We went for our first lesson three weeks ago, and it would be fair to say we were both like Bambi on ice, legs everywhere. My daughter was gripping onto her instructor’s arm for dear life and I was tentatively inching across the rink, resembling a tortoise on wheels.
Then up whizzed Tom, a sprightly gent on skates with head of white hair, who firmly took hold of my elbow and started pushing me along crying ‘C’mon girl, get a bit of speed up!’
After this terrifying encounter (in reality we were probably not quite skating at walking pace) I was intrigued to find out more. ‘I skated till I was 12 then stopped’, he told me. ‘I got back on the rink in my early 70s with my daughters.

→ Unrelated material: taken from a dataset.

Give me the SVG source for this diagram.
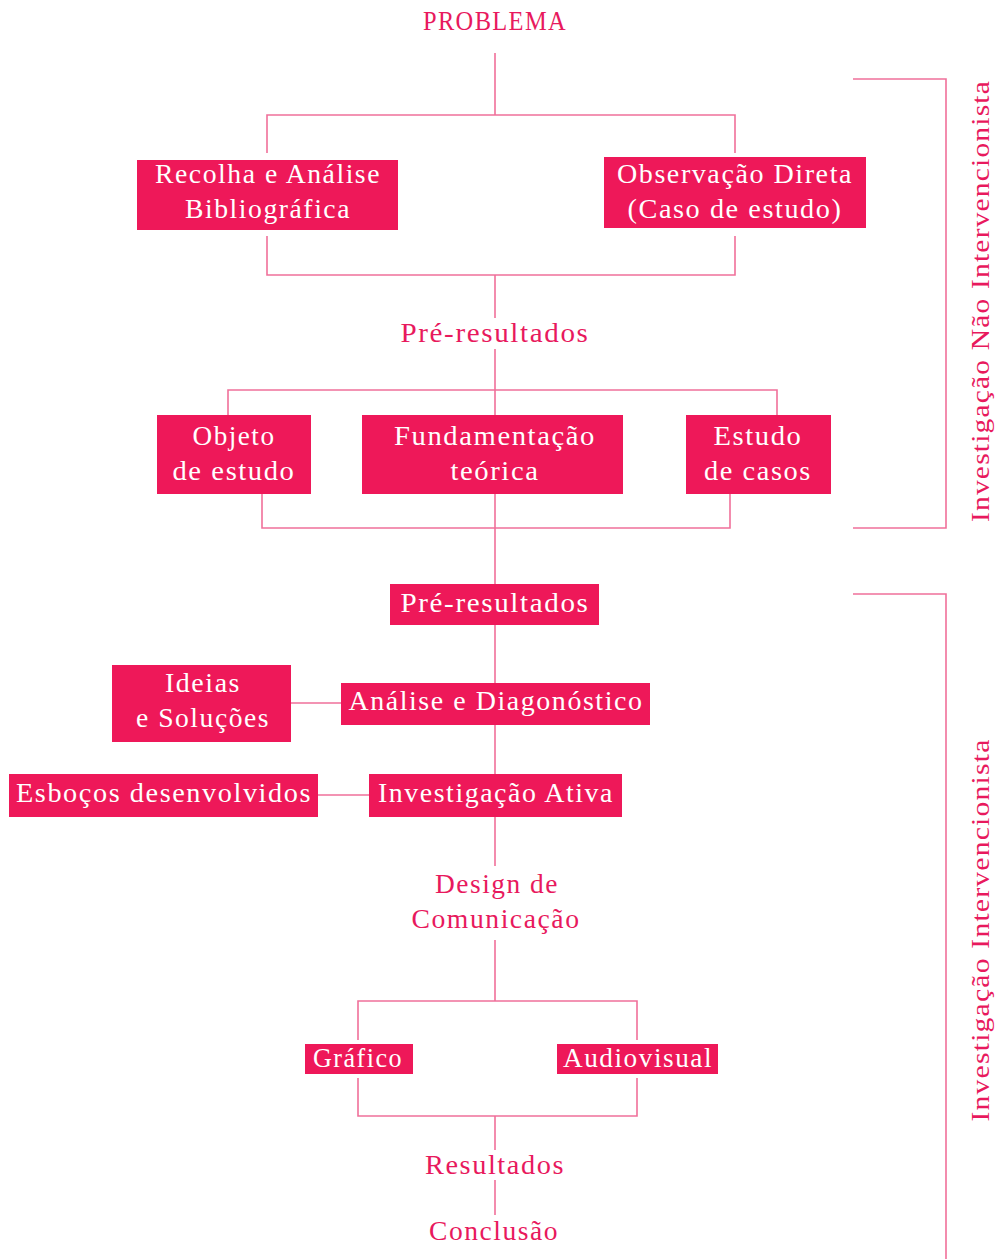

They were horrified and said ‘dad, get those skates off, you’ll kill yourself’! But within 10 minutes I was zooming round the rink, it felt like I’d never been away’.
Tom, it transpires, is 85. I know, right?! He coaches newbie skaters like me three times a week at various roller rinks around Greater Manchester. What a way spend your retirement.

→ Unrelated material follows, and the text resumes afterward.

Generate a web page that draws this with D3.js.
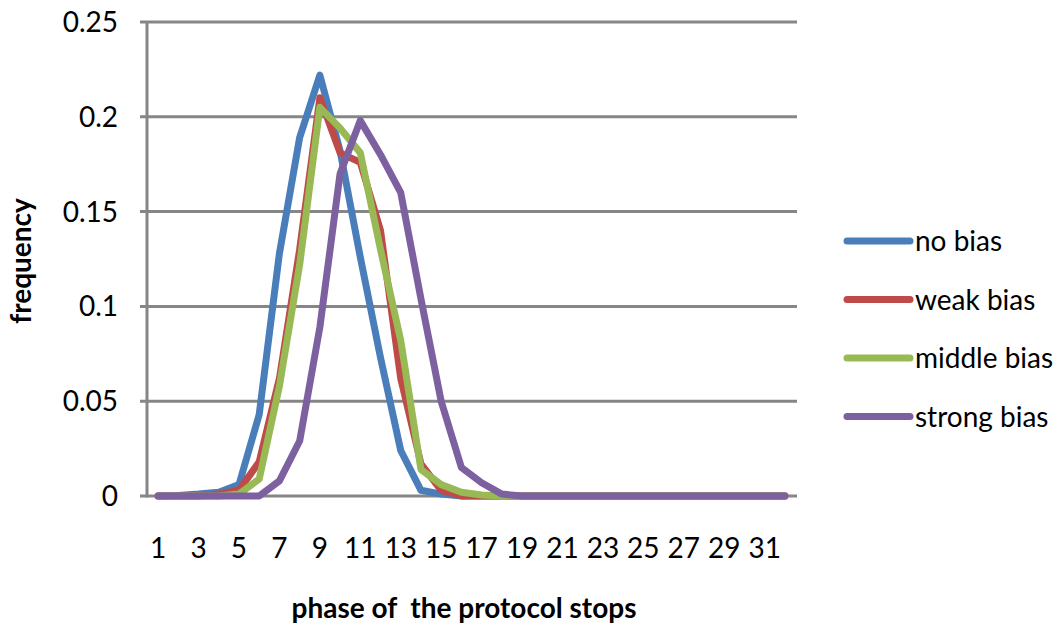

As I came off the rink I saw my daughter at the far end, she’d gained enough confidence to let go of her teacher’s arm and was skating slowly, but with some style, the length of the rink towards me. I was so proud! What a great achievement.
We got home, I purchased knee, wrist and elbow pads for us online, and back we went the next week for our next lesson. Except as we queued up outside one of the employees came out of the rink, picked her way across the pot holes lining the car park, stood on her tip-toes and yelled to the line of people: ‘Sorry, no lessons today, the rink’s covered in beer from last night!’
Covered in beer?! Like, how? Turns out Wigan indie band The Lathums had held their homecoming gig at the rink the night before and the fans had got stuck in at the bar, meaning the rink was too sticky to safely skate on.
Queuing up to get our free ticket for next week I asked the young man who was handing out passes, and clearly horrendously hungover, how it had gone. ‘Brilliant night, it’ll pay my wages for three months, but I’m knackered’ he replied. Good work.
Our second lesson was last week (after a break for a week cos we went to see Strictly Come Dancing at Manchester Arena) and we made some progress. No Tom, but we did see Paula, a new teacher with a smart white fleece, a perky ponytail and lovely pink lipstick, who helped me start to glide a little on my wheels. Maeve also managed to skate (slowly) across the rink by herself, and her teacher, Holly, came to tell me how kind she’d been to a fellow newbie who had been very scared. Proud.
More from Tales from the Rink next week, when I’ll try to take a picture. Been too scared of smashing my phone to take it onto the rink so far!
That’s it from me, hope you’ve had a good week. Thanks as ever if you got this far, you are, of course, my favourites.